§ Given problem
Copy out each line that includes the word "this".
Start Exercise data
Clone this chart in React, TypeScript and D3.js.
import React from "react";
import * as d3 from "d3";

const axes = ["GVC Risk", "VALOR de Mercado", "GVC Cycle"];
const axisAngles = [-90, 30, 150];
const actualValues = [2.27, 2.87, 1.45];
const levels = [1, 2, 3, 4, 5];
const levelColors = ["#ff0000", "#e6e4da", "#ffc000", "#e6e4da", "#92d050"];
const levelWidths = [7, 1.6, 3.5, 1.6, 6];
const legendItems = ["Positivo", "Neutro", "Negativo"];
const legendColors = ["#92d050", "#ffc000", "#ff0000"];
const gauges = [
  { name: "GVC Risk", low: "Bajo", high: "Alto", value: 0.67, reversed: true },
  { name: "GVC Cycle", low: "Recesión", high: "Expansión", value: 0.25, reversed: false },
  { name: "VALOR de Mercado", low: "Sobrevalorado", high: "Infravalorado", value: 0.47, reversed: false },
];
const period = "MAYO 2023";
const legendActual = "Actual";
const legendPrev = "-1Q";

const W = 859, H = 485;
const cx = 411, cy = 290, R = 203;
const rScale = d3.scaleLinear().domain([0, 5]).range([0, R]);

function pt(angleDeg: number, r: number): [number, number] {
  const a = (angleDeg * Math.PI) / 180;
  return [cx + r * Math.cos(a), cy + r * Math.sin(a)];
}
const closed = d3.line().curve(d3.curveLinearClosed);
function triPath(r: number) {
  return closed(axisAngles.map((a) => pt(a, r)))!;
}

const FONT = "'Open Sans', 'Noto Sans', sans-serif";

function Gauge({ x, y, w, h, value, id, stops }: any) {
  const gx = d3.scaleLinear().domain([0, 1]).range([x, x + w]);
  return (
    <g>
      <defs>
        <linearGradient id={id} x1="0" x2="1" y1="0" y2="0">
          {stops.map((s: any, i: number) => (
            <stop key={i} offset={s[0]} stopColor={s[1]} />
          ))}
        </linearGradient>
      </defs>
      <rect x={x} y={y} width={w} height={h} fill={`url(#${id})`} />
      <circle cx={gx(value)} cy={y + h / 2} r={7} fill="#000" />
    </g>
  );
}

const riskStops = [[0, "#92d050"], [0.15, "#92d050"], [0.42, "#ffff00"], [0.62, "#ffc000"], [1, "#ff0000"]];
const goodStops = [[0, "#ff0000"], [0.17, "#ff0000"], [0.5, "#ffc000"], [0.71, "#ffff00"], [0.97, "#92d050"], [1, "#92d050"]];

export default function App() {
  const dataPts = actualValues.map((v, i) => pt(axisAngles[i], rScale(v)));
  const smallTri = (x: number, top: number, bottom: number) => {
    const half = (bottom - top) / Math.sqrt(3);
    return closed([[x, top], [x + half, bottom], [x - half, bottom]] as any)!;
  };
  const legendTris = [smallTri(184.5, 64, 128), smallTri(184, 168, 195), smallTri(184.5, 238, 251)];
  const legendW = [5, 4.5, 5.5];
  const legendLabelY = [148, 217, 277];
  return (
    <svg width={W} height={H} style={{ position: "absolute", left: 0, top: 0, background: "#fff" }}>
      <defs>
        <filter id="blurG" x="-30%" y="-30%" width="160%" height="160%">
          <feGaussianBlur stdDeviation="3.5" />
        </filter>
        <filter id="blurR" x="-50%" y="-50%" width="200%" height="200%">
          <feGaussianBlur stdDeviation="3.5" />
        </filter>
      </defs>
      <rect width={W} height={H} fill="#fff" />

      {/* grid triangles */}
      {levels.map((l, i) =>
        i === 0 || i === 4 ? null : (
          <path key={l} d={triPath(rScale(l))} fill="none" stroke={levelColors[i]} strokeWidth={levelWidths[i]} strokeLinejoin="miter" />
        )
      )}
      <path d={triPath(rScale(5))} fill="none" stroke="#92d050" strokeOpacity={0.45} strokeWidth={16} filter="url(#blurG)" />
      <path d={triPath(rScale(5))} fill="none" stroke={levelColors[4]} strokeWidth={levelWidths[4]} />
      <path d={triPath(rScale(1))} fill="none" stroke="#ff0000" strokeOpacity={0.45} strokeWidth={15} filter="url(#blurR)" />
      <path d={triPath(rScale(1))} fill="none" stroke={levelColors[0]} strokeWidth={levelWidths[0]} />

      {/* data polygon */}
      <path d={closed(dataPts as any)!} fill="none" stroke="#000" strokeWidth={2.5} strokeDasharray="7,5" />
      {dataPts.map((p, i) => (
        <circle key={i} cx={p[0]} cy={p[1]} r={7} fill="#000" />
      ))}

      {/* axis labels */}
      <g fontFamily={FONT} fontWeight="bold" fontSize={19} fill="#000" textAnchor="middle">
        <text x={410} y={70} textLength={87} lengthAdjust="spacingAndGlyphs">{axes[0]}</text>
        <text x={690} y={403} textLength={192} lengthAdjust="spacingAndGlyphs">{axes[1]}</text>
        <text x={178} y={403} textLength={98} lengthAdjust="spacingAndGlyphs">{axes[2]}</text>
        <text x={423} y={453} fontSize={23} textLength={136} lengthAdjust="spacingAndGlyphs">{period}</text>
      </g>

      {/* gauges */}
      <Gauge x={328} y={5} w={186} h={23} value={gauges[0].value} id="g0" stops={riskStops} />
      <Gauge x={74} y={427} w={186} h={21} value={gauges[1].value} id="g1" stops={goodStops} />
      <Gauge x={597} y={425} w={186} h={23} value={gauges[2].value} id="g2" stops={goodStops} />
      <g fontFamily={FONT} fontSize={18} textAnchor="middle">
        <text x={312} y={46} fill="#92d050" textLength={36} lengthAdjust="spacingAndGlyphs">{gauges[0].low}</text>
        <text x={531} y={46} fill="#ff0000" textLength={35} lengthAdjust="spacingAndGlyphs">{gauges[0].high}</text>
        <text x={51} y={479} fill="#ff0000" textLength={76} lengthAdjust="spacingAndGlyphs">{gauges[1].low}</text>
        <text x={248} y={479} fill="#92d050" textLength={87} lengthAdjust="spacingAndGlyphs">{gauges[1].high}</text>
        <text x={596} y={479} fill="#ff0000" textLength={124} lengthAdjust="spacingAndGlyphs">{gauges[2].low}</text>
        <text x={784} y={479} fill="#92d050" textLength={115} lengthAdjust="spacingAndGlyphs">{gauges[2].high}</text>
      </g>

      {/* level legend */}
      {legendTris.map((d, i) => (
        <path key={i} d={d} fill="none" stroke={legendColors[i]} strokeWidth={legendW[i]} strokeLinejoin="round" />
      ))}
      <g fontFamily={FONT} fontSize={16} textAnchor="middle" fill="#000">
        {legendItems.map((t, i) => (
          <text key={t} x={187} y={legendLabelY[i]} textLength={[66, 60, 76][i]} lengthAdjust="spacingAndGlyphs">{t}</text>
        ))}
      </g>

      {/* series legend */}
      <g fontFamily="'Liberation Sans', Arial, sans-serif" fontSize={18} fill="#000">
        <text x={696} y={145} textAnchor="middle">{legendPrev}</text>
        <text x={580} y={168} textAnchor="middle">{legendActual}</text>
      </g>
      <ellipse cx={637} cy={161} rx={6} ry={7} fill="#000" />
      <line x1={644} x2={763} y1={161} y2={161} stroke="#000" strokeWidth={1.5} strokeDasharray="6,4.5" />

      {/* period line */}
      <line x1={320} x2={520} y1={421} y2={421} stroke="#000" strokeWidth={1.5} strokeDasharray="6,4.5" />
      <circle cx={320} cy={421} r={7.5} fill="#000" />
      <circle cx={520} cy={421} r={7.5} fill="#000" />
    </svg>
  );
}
End Exercise data
Start Exercise data
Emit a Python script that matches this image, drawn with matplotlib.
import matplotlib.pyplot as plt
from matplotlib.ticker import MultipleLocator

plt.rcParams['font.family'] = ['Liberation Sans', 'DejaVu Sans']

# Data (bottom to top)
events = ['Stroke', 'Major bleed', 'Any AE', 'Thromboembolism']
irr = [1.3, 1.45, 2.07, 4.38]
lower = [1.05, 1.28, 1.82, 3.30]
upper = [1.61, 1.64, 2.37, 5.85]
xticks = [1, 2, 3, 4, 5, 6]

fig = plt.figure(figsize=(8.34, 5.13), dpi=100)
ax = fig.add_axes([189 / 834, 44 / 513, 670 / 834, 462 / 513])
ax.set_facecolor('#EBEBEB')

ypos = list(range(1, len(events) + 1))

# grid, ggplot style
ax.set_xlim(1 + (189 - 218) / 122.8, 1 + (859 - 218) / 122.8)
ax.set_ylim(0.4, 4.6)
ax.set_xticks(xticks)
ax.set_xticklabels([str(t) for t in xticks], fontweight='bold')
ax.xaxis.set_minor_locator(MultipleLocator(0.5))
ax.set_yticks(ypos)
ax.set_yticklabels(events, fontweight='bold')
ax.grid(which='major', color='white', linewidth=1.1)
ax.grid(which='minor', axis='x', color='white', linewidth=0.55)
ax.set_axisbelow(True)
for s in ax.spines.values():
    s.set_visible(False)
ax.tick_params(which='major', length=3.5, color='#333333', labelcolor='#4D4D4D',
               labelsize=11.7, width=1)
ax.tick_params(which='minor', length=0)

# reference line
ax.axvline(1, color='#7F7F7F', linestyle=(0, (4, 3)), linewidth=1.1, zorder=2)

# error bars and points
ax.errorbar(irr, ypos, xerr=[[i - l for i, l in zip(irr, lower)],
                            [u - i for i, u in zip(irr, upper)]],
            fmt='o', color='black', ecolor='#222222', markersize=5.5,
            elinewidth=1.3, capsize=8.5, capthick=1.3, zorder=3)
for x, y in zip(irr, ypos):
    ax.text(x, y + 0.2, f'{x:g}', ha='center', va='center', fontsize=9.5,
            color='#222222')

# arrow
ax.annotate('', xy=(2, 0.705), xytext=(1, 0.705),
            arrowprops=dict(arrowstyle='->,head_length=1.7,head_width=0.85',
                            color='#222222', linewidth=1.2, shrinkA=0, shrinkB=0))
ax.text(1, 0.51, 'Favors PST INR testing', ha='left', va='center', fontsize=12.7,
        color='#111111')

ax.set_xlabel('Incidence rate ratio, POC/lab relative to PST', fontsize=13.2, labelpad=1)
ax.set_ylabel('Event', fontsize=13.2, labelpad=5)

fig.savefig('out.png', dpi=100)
End Exercise data
Start Exercise data
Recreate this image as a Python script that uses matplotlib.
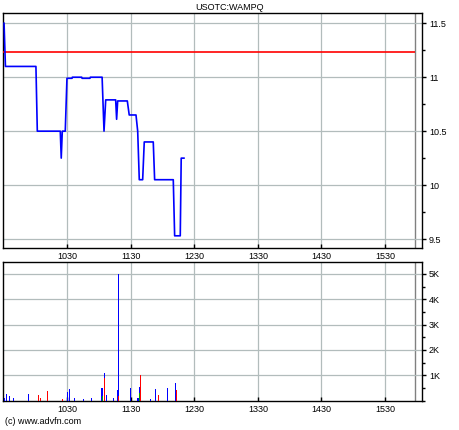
End Exercise data
§ Exercise response
Clone this chart in React, TypeScript and D3.js.
Emit a Python script that matches this image, drawn with matplotlib.
Recreate this image as a Python script that uses matplotlib.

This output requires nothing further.